Climb compact granite clipping bolts to the roof. Pull through the strenuous roof crux moves and now that you are well above your last bolt reach for your gear. The climbing is easier (5.9 ish) and pretty much adequately protected. Traverse slightly left and follow cracks to fixed anchor at top.
This is a good mix of physical and mental fun.
This route is left of center on the chunk of rock with the large roof about 100 yards upstream from the knotted rope. Look for bolts leading to a weakness in the roof.
One of everything to #3 Camalot, although one larger cam might be helpful.
Sep 22, 2008
rating: 5.11- 6c 22 VIII+ E3 5c
This route is called the Hymanizer.
Aug 19, 2012
Really fun climbing, but the rock is pretty loose.
The climbing above the roof is mostly easier (5.8-9), but be heads up with your gear. There is a lot of loose blocks and most of the obvious places for gear where behind these blocks. There are a couple of good placements, but you'll want to be comfortable running it out on questionable rock.

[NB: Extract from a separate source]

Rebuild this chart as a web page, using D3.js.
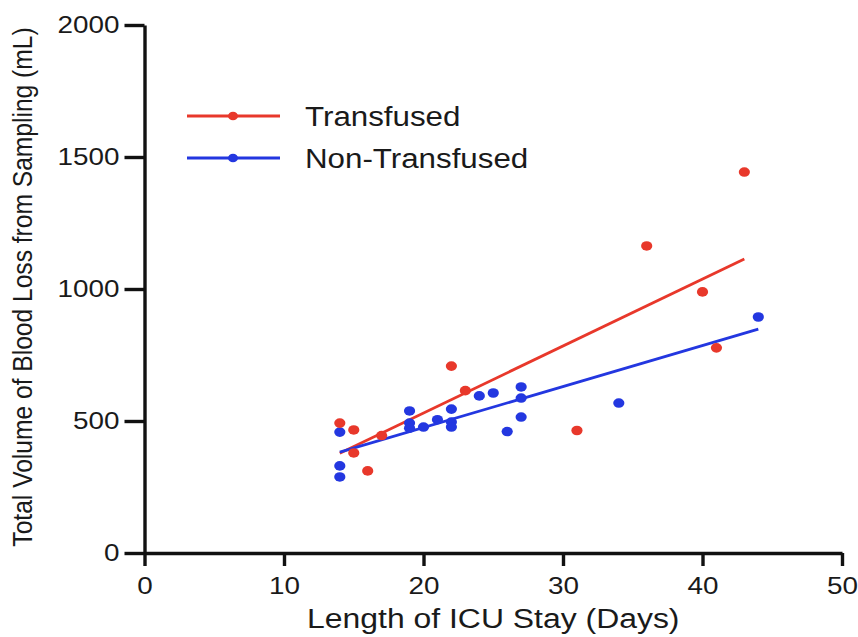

Good training for climbing in the San Juans :)
|By Aaron Miller|
May 31, 2013
Eds. moved from a duplicate route entry.
This has crux moves through bolts off the ground. The rest of the route is enjoyable climbing on fairly good holds. Bring some hand-sized pieces maybe down to a #0.4 Camalot. Gear placements range from good to marginal. The bolt at roof bulge is tweaked, because it looks like people use it to access the obscure route to the right which doesn't look like it actually has a reasonably protected roof move (project?). So place a hand-sized piece just below roof to back it up. Then be careful because your gear is not always in solid rock for a while after this roof section.